Una prospettiva interessante potrebbe essere l’adattamento alle esigenze della scuola, come parte della preparazione iniziale dei docenti (o dell’aggiornamento per quelli già in servizio), di una disciplina sviluppatasi in particolare nello sport, il coaching (da coach, “allenatore”), con lo scopo di aiutare gli atleti a esprimere al massimo le proprie potenzialità. Non che si debba diventare tutti coach: si tratterebbe di acquisire alcuni strumenti di questa disciplina utili a sostenere e incoraggiare gli allievi che ne abbiano bisogno (così come è bene avere delle conoscenze di psicologia dell’età evolutiva, senza bisogno di essere psicologi).
Vediamo qualcuno dei più frequenti obiettivi di un coach nello sport:
- Individuare e perseguire obbiettivi sfidanti
- Scoprire e allenare le potenzialità inespresse
- Gestire lo stress
- Superare la noia, l’ansia e le paure
- Incrementare la tenacia e la persistenza.

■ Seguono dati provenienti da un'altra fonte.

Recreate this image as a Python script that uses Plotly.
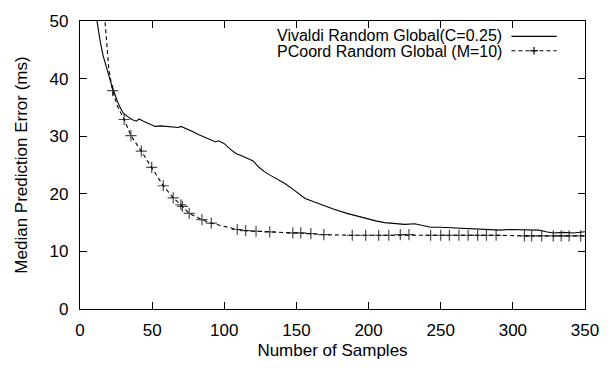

Come si vede, la lista si può attagliare benissimo anche al sostegno che la scuola potrebbe dare agli allievi. L’allenatore di chi fa il salto in alto non abbassa l’asticella a chi non riesce, ma lavora per potenziare l’elevazione; un insegnante non deve “abbassare l’asticella”, ma puntare a rafforzare la determinazione, la volontà, la fiducia in sé stessi dei ragazzi in difficoltà.